Indymedia centers are run as local collectives that manage and coordinate a news website; some also operate an affiliated media resource center for local activists. These websites give any user of the site (regardless of whether or not they are part of the collective) the ability to create, publish, and access news reports of various forms – text, photo, video, and audio. The result is a free online source for unfiltered, direct journalism by activists, sometimes uploaded in the heat of the moment during a demonstration or political action. Although individual centers are autonomous, each is connected to the others through a global infrastructure of technology and workers who share a commitment to open publishing. Where traditional journalism holds editorial policies that are hidden in the hands of a few trained experts, Indymedia provides the alternative of "open publishing," a democratic process of creating news that is transparent and accessible to all, challenging the separation between consumers and producers of news.

The emergence of the first IMC marked the beginning of a different kind of globalization, one deliberately constructed by activists as an alternative to the system of global media privateers and the neoliberal logic of free market idealism; they imagined a "globalization from below" challenging the assertions made by politicians that free markets naturally lead to economic development and democracy.
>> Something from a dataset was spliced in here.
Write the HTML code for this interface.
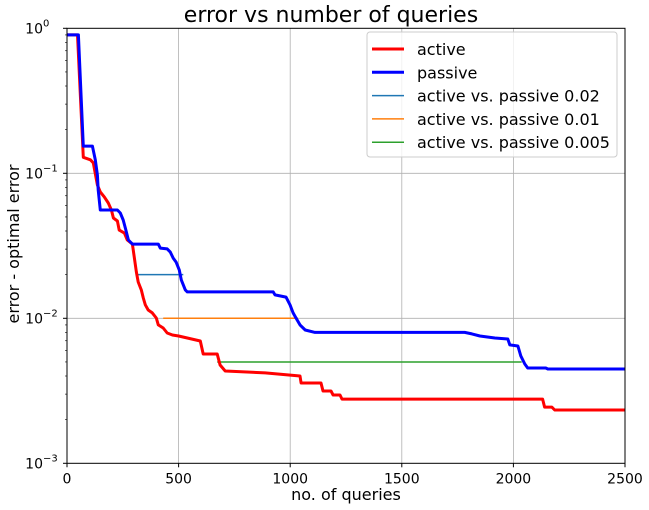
<!DOCTYPE html>
<html><head><meta charset="utf-8"><style>
body{margin:0;background:#fff;}
svg{display:block;font-family:"DejaVu Sans","Liberation Sans",sans-serif;}
</style></head><body>
<svg id="chart" width="649" height="510"></svg>
<script>
const xTicks=[0,500,1000,1500,2000,2500];
const yTickExps=[0,-1,-2,-3];
const activeQ=[2,47,73,105,118,136,149,167,185,199,208,226,234,257,270,293,311,319,333,342,351,364,382,400,409,431,449,472,500,539,597,610,673,686,709,888,1044,1049,1138,1147,1183,1192,1223,1232,2131,2140,2172,2185,2500];
const activeE=[0.90,0.90,0.129,0.124,0.118,0.083,0.0743,0.0687,0.0624,0.0558,0.0492,0.0469,0.0406,0.0387,0.0347,0.0325,0.0208,0.0178,0.0157,0.0138,0.0124,0.0114,0.0109,0.01005,0.0090,0.00857,0.00792,0.00767,0.00755,0.00731,0.00697,0.00567,0.00567,0.00476,0.00433,0.0042,0.0040,0.00358,0.00358,0.00315,0.00315,0.00296,0.00296,0.00277,0.00277,0.00244,0.00244,0.00233,0.00233];
const passiveQ=[2,51,73,114,127,136,140,149,226,239,252,261,275,293,409,418,449,463,476,489,503,512,530,539,924,932,981,999,1013,1026,1044,1067,1111,1782,1814,1850,1917,1975,1984,2020,2033,2051,2064,2145,2154,2500];
const passiveE=[0.90,0.90,0.154,0.154,0.124,0.0973,0.0767,0.0558,0.0558,0.0532,0.0476,0.0420,0.0347,0.0325,0.0325,0.0305,0.0301,0.0286,0.0260,0.0244,0.0215,0.0184,0.0157,0.0152,0.0152,0.0145,0.0140,0.0124,0.0109,0.01005,0.0090,0.0083,0.0080,0.0080,0.0078,0.00755,0.00731,0.0072,0.00655,0.00644,0.0055,0.00484,0.00454,0.00454,0.00447,0.00447];
const hLevels=[0.02,0.01,0.005];
const hStart=[315,431,673];
const hEnd=[521,1035,2037];
const hColors=["#1f77b4","#ff7f0e","#2ca02c"];
const legendLabels=["active","passive","active vs. passive 0.02","active vs. passive 0.01","active vs. passive 0.005"];

const NS="http://www.w3.org/2000/svg";
const svg=document.getElementById('chart');
const L=67,R=625,T=28.3,B=463.3;
const xs=q=>L+(q/2500)*(R-L);
const ys=e=>T+(-Math.log10(e))/3*(B-T);
function mk(tag,attrs,parent){const el=document.createElementNS(NS,tag);for(const k in attrs)el.setAttribute(k,attrs[k]);(parent||svg).appendChild(el);return el;}

xTicks.forEach((t,i)=>{if(i>0&&i<xTicks.length-1){const g=mk('line',{x1:xs(t),x2:xs(t),y1:T,y2:B,stroke:'#b0b0b0','stroke-width':0.8});

}});
yTickExps.forEach(ex=>{if(ex<0&&ex>-3){const g=mk('line',{x1:L,x2:R,y1:ys(Math.pow(10,ex)),y2:ys(Math.pow(10,ex)),stroke:'#b0b0b0','stroke-width':0.8});

}});

hLevels.forEach((lv,i)=>{const l=mk('line',{x1:xs(hStart[i]),x2:xs(hEnd[i]),y1:ys(lv),y2:ys(lv),stroke:hColors[i],'stroke-width':1.5});

});

function series(Q,E,color,name){const pts=Q.map((q,i)=>xs(q).toFixed(1)+','+ys(E[i]).toFixed(1)).join(' ');
const p=mk('polyline',{points:pts,fill:'none',stroke:color,'stroke-width':3,'stroke-linejoin':'round'});

}
series(activeQ,activeE,'#ff0000','active-line');
series(passiveQ,passiveE,'#0000ff','passive-line');

const fr=mk('rect',{x:L,y:T,width:R-L,height:B-T,fill:'none',stroke:'#000','stroke-width':1});



xTicks.forEach(t=>{mk('line',{x1:xs(t),x2:xs(t),y1:B,y2:B+4,stroke:'#000'});
const tx=mk('text',{x:xs(t),y:B+20,'font-size':14,'text-anchor':'middle'});tx.textContent=t;

});
yTickExps.forEach(ex=>{const y=ys(Math.pow(10,ex));mk('line',{x1:L-4,x2:L,y1:y,y2:y,stroke:'#000'});
const tx=mk('text',{x:L-24,y:y+5,'font-size':14,'text-anchor':'end'});tx.textContent='10';


const sp=mk('text',{x:L-24,y:y-2,'font-size':10,'text-anchor':'start'});sp.textContent=(ex<0?'\u2212':'')+Math.abs(ex);
if(ex<0){for(let m=2;m<=9;m++){const yy=ys(m*Math.pow(10,ex));mk('line',{x1:L-2,x2:L,y1:yy,y2:yy,stroke:'#000','stroke-width':0.6});}}});

const title=mk('text',{x:331,y:22,'font-size':22,'text-anchor':'middle'});title.textContent='error vs number of queries';


const xl=mk('text',{x:346,y:500,'font-size':16,'text-anchor':'middle'});xl.textContent='no. of queries';


const yl=mk('text',{x:19,y:244,'font-size':16,'text-anchor':'middle',transform:'rotate(-90 19 244)'});yl.textContent='error - optimal error';



const lg=mk('rect',{x:367,y:32,width:250,height:125,rx:3,fill:'#fff','fill-opacity':0.8,stroke:'#ccc'});


const lc=['#ff0000','#0000ff'].concat(hColors);
legendLabels.forEach((lab,i)=>{const y=49+i*23.3;
mk('line',{x1:372,x2:404,y1:y,y2:y,stroke:lc[i],'stroke-width':i<2?3:1.5});
const t=mk('text',{x:417,y:y+6,'font-size':16});t.textContent=lab;

});
</script>
</body></html>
At the time of formulation, the initial organizers did not architect Indymedia as a model for export. Yet, this ingenious idea- to become the media instead of relying on or reforming the established media- has taken hold worldwide. In the first 10 months, 33 IMCs appeared in over 10 countries on four continents. In the last year Indymedia has been setting up popular media labs and training events in the West Bank, in Andean indigenous and campesino communities, in MST landless peasant camps in Brazil, in squatted banks and piquetero community centers in Argentina. Today there are more than 110 IMCs around the world, on 6 continents, in over 35 countries, and using over 22 languages. Now, just as we can point to what has been aptly coined as the "digital Wal-martization" of the "mainstream" media, we can also web-click into hundreds of distinctly textured autonomous nodes of media." (


Indymedia's radical democratic governance

Victor Pickard:

"Even casual observers will note that Indymedia puts forth a radical vision for media democracy. Indymedia’s celebrated slogan, ‘‘be the media,’’ suggests that media production and telling of stories is something to which all people should have access.
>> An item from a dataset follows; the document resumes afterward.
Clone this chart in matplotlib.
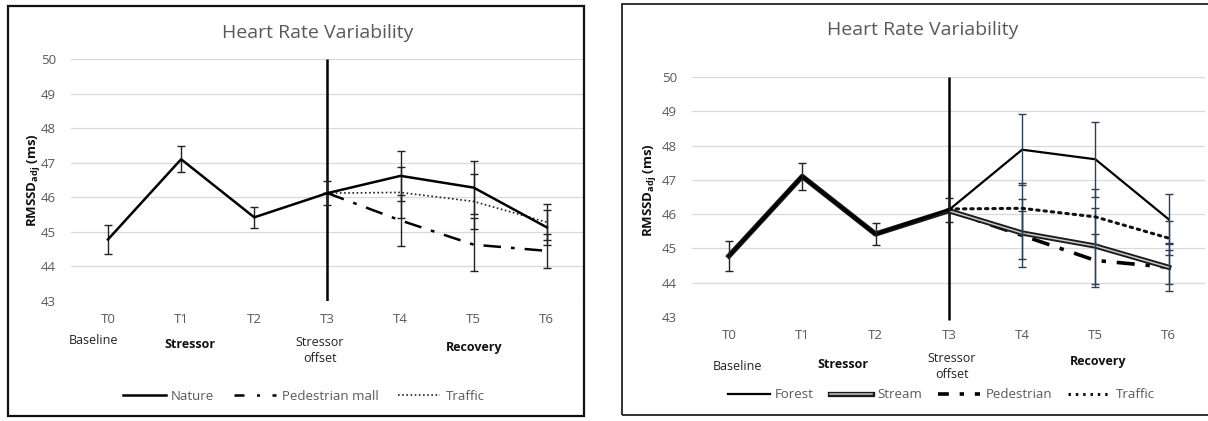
import matplotlib
matplotlib.use("Agg")
import matplotlib.pyplot as plt
import matplotlib.patheffects as pe
from matplotlib.patches import Rectangle
from matplotlib.lines import Line2D

plt.rcParams['font.family'] = ['Open Sans', 'DejaVu Sans']
plt.rcParams['mathtext.fontset'] = 'custom'
plt.rcParams['mathtext.bf'] = 'Open Sans:bold'
plt.rcParams['mathtext.rm'] = 'Open Sans'

# ---------------- data ----------------
times = ["T0", "T1", "T2", "T3", "T4", "T5", "T6"]
y_ticks = [43, 44, 45, 46, 47, 48, 49, 50]

# left panel
nature = [44.78, 47.10, 45.42, 46.12, 46.62, 46.28, 45.13]
nature_err = [0.43, 0.37, 0.31, 0.34, 0.73, 0.77, 0.50]
ped_mall = [46.12, 45.33, 44.63, 44.45]          # T3..T6
ped_mall_err = [0.0, 0.74, 0.77, 0.50]
traffic_l = [46.12, 46.14, 45.88, 45.28]         # T3..T6
traffic_l_err = [0.0, 0.75, 0.80, 0.52]

# right panel
forest = [44.78, 47.10, 45.42, 46.12, 47.88, 47.60, 45.85]
forest_err = [0.43, 0.39, 0.33, 0.36, 1.03, 1.10, 0.73]
stream = [44.78, 47.10, 45.42, 46.10, 45.45, 45.07, 44.45]
stream_err = [0.0, 0.0, 0.0, 0.0, 1.00, 1.10, 0.70]
pedestrian = [46.10, 45.38, 44.65, 44.45]        # T3..T6
pedestrian_err = [0.0, 0.70, 0.78, 0.50]
traffic_r = [46.15, 46.17, 45.92, 45.30]         # T3..T6
traffic_r_err = [0.0, 0.75, 0.80, 0.50]

phase_labels = ["Baseline", "Stressor", "Stressor\noffset", "Recovery"]

# ---------------- figure ----------------
W, H = 1208, 421
fig = plt.figure(figsize=(W / 100, H / 100), dpi=100)
fig.patch.set_facecolor('white')


def fx(px):
    return px / W


def fy(py):
    return 1 - py / H


GRAY = '#595959'


def style_axes(ax):
    ax.set_xlim(-0.5, 6.5)
    ax.set_ylim(43, 50)
    ax.set_yticks(y_ticks)
    ax.set_xticks(range(len(times)))
    ax.set_xticklabels(times)
    for s in ax.spines.values():
        s.set_visible(False)
    ax.tick_params(length=0, colors=GRAY, labelsize=9.5)
    ax.tick_params(axis='x', pad=8.5)
    ax.tick_params(axis='y', pad=11)
    ax.grid(axis='y', color='#d9d9d9', lw=0.9)
    ax.set_axisbelow(True)


# borders
fig.patches.append(Rectangle((fx(8), fy(416)), fx(584 - 8), (416 - 6) / H,
                             transform=fig.transFigure, fill=False,
                             ec='#111111', lw=1.6, zorder=0))
fig.patches.append(Rectangle((fx(622), fy(415)), fx(1212 - 622), (415 - 4) / H,
                             transform=fig.transFigure, fill=False,
                             ec='#222222', lw=1.3, zorder=0))

# ---------- left axes ----------
axL = fig.add_axes([fx(71.4), fy(301), fx(512), (301 - 59) / H])
style_axes(axL)
x_all = list(range(7))
x_rec = list(range(3, 7))
axL.vlines(3, 43, 50, color='black', lw=1.8, zorder=3)
axL.errorbar(x_all, nature, yerr=nature_err, color='black', lw=1.8,
             ecolor='#222222', elinewidth=1, capsize=3, capthick=1, zorder=5)
axL.errorbar(x_rec, ped_mall, yerr=ped_mall_err, color='black', lw=1.8,
             dashes=(7, 4, 1.5, 4), ecolor='#222222', elinewidth=1,
             capsize=3, capthick=1, zorder=4)
axL.errorbar(x_rec, traffic_l, yerr=traffic_l_err, color='#222222', lw=1.2,
             linestyle=(0, (1, 1.5)), ecolor='#222222', elinewidth=1,
             capsize=3, capthick=1, zorder=4)

hL = [Line2D([], [], color='black', lw=1.8),
      Line2D([], [], color='black', lw=1.8, dashes=(4, 5, 1.2, 5)),
      Line2D([], [], color='#222222', lw=1.2, linestyle=(0, (1, 1.5)))]
legL = fig.legend(hL, ["Nature", "Pedestrian mall", "Traffic"], ncol=3,
                  loc='center', bbox_to_anchor=(fx(304), fy(396)),
                  frameon=False, fontsize=9.5, handlelength=3.2,
                  columnspacing=1.5, handletextpad=0.4)
for t in legL.get_texts():
    t.set_color(GRAY)

fig.text(fx(318), fy(33), "Heart Rate Variability", ha='center', va='center',
         fontsize=14, color=GRAY)
fig.text(fx(33), fy(180), r"RMSSD$_{\mathbf{adj}}$ (ms)", rotation=90,
         ha='center', va='center', fontsize=9.5, fontweight='bold', color='#111111')
fig.text(fx(93), fy(340), phase_labels[0], ha='center', va='center', fontsize=9, color='#222222')
fig.text(fx(190), fy(344), phase_labels[1], ha='center', va='center', fontsize=9,
         fontweight='bold', color='#111111')
fig.text(fx(320), fy(350), phase_labels[2], ha='center', va='center', fontsize=9,
         color='#222222', linespacing=1.3)
fig.text(fx(474), fy(347), phase_labels[3], ha='center', va='center', fontsize=9,
         fontweight='bold', color='#111111')

# ---------- right axes ----------
axR = fig.add_axes([fx(692.3), fy(317), fx(513), (317 - 77) / H])
style_axes(axR)
axR.vlines(3, 42.9, 50, color='black', lw=1.8, zorder=3, clip_on=False)
NAVY = '#2c3e5a'
stream_pe = [pe.Stroke(linewidth=3.8, foreground='#1a1a1a'), pe.Normal()]
axR.plot(x_all, stream, color='#c8c8c8', lw=1.1, path_effects=stream_pe, zorder=4)
axR.errorbar(x_rec[1:], stream[4:], yerr=stream_err[4:], fmt='none',
             ecolor=NAVY, elinewidth=1, capsize=3, capthick=1, zorder=4)
axR.errorbar(x_rec, pedestrian, yerr=pedestrian_err, color='black', lw=2.6,
             dashes=(5, 3, 1.2, 3), ecolor=NAVY, elinewidth=1,
             capsize=3, capthick=1, zorder=3)
axR.errorbar(x_rec, traffic_r, yerr=traffic_r_err, color='#111111', lw=2.2,
             linestyle=(0, (0.8, 1.6)), dash_capstyle='round', ecolor=NAVY,
             elinewidth=1, capsize=3, capthick=1, zorder=4)
axR.plot(x_all[:4], forest[:4], color='black', lw=2.2, zorder=6)
axR.plot(x_all[3:], forest[3:], color='black', lw=1.6, zorder=6)
axR.errorbar(x_all[:4], forest[:4], yerr=forest_err[:4], fmt='none',
             ecolor='#222222', elinewidth=1, capsize=3, capthick=1, zorder=6)
axR.errorbar(x_rec[1:], forest[4:], yerr=forest_err[4:], fmt='none',
             ecolor=NAVY, elinewidth=1, capsize=3, capthick=1, zorder=6)

hR = [Line2D([], [], color='black', lw=1.6),
      Line2D([], [], color='#c8c8c8', lw=1.1, path_effects=stream_pe),
      Line2D([], [], color='black', lw=2.6, dashes=(3, 3, 1.2, 3)),
      Line2D([], [], color='#111111', lw=2.2, linestyle=(0, (0.8, 1.6)))]
legR = fig.legend(hR, ["Forest", "Stream", "Pedestrian", "Traffic"], ncol=4,
                  loc='center', bbox_to_anchor=(fx(941), fy(395)),
                  frameon=False, fontsize=9.5, handlelength=3.2,
                  columnspacing=1.2, handletextpad=0.4)
for t in legR.get_texts():
    t.set_color(GRAY)

fig.text(fx(923), fy(30), "Heart Rate Variability", ha='center', va='center',
         fontsize=14, color=GRAY)
fig.text(fx(650), fy(190), r"RMSSD$_{\mathbf{adj}}$ (ms)", rotation=90,
         ha='center', va='center', fontsize=9.5, fontweight='bold', color='#111111')
fig.text(fx(738), fy(366), phase_labels[0], ha='center', va='center', fontsize=9, color='#222222')
fig.text(fx(843), fy(365), phase_labels[1], ha='center', va='center', fontsize=9,
         fontweight='bold', color='#111111')
fig.text(fx(952), fy(367), phase_labels[2], ha='center', va='center', fontsize=9,
         color='#222222', linespacing=1.3)
fig.text(fx(1098), fy(362), phase_labels[3], ha='center', va='center', fontsize=9,
         fontweight='bold', color='#111111')

fig.savefig("out.png", dpi=100)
However, Indymedia’s radical democratic practice extends beyond website content and mission statements to encompass institutional practices, use of internet technology, and global network operations. To be more specific, Indymedia’s radical democratic practice entails an active renegotiation of all power relationships by democratizing the media (exemplified by an interactive web-based interface), leveling power hierarchies (exemplified by consensus-based decision-making), and countering proprietary logic (exemplified by open-source software). Inherent in these practices are significant strengths, weaknesses, and recurrent tensions, which I trace in the following case study of the Seattle Independent Media Center. I focus on how Indymedia activists, through institutional practices and the amplifying effects of internet technology, are actualizing radical democratic principles.


Aiming to empower marginalized voices, Indymedia goes beyond advocating greater voice in policymaking or a seat at the table. It seeks active re-appropriation and redistribution of space, technology, and other resources to democratize society and thus would level all hierarchies. Thus, much of the structure defining Indymedia as an institution can be described as anarchic (Epstein, 2001) or as ‘‘radical participatory democracy’’ (Polletta, 2002). My use of ‘‘radical democracy’’ indicates an expansive version of participatory democracy that seeks to equalize power hierarchies, correct structural inequities in all institutions, and counter proprietary logic. Such radical democratic practices as Indymedia’s consensus decision-making and open internet technology are invested with values of inclusiveness, diversity, openness, co-operation, transparency, and collective decisionmaking.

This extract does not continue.